Petaluma festival lifts lid on art, craft of cheese

Karen Bianchi-Moreda wanted to create a cheese like the one she remembered eating as a child at her grandparents' table.

The result, an Italian-style cheese made from her Jersey cows and aged for 16 months, won best of show last year at a cheese competition at the California State Fair.

"I nailed it about in the sixth batch," said Bianchi-Moreda, a Valley Ford resident who has been making her Estero Gold Reserve for four years. When she first started experimenting, some old-timers listened to her methods and said her approach "wasn't going to work - and it did."

Bianchi-Moreda, who owns Valley Ford Cheese Co., was a panel member for a session of cheesemakers and their creations Saturday at the California Artisan Cheese Festival in Petaluma. The two dozen audience members tried five cheeses paired with beer from Lagunitas Brewing Co.

The three-day cheese festival draws about 2,000 people to taste and talk about cheese. It concludes Sunday at the Sheraton Sonoma County hotel in Petaluma.

Saturday's panels gave the public a peek into the lives of cheesemakers.

Joel Weirauch, another cheesemaker for the morning panel, said shoppers at farmers markets still are taken aback when they learn he makes cheese from sheep's milk.

Their question, he said, is "You can milk sheep?"

Weirauch and his wife, Carleen, have operated Weirauch Farm & Creamery near Petaluma for two years. They milk about 50 sheep and also buy cow's milk for the five months each year when the sheep stop producing.

He got the idea for such a dairy after visiting Europe and coming across cheese made from the wooly critters.

"I was blown away," he recalled. "And I realized there were not a ton of sheep dairies here."

The panelists with him told of the varied ingredients and processes they use: raw or pasteurized milk, fresh or aged cheese varieties and a range of cultures to help milk solidify into curds.

For certain varieties, the curds are pressed to remove moisture. One cheesemaker coated her aged cheese with imported ash made from carbonized vegetable matter.

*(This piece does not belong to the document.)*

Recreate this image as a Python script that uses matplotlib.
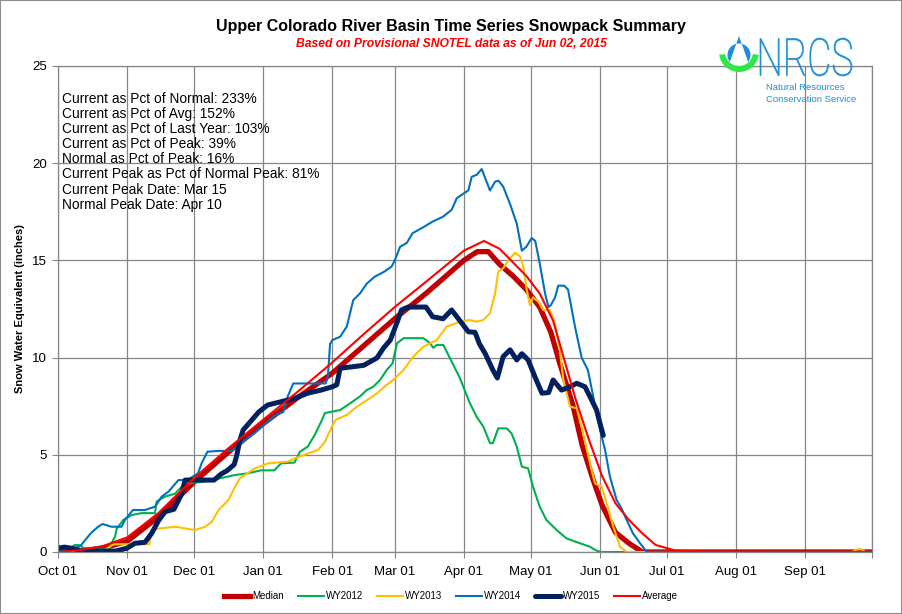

The work must be done with care and clean conditions because a wrong step can result in a food that makes consumers ill.

"Ninety percent of cheesemaking is cleaning up," said Janet Fletcher, a Napa author and panel moderator.

A general rule is "there is no one way to make cheese," said Gianaclis Caldwell, an author and cheesemaker from Rogue River, Ore., who in the afternoon demonstrated how to make a fresh mozzarella.

Using cow's milk, citric acid and rennet, she turned the milk into curds and drained the whey, then gently worked the white cheese and stretched it into a string about 2 feet long.

In both panel sessions, experts said cheese is affected by "terroir," the characteristics of each dairy's grasslands.

Bob Peak, who presented with Caldwell, said milk is superior when cattle are eating fresh grass rather than merely consuming dry forage.

"The best milk for cheese making is now," said Peak, an owner of the Beverage People in Santa Rosa, which sells home cheesemaking supplies and equipment.

The speakers said cheesemaking produces a value-added product that can help dairies survive on the North Coast.

Bob Laffranchi, owner of the Loleta Cheese Co. south of Eureka, said his region has "some of the finest pasture in the world" but he suggested that some of it has ended up producing marijuana rather than milk. Cheesemaking can help dairy farmers stay in business.

"The legal grass that we grow in Humboldt County is really good for cows," Laffranchi said.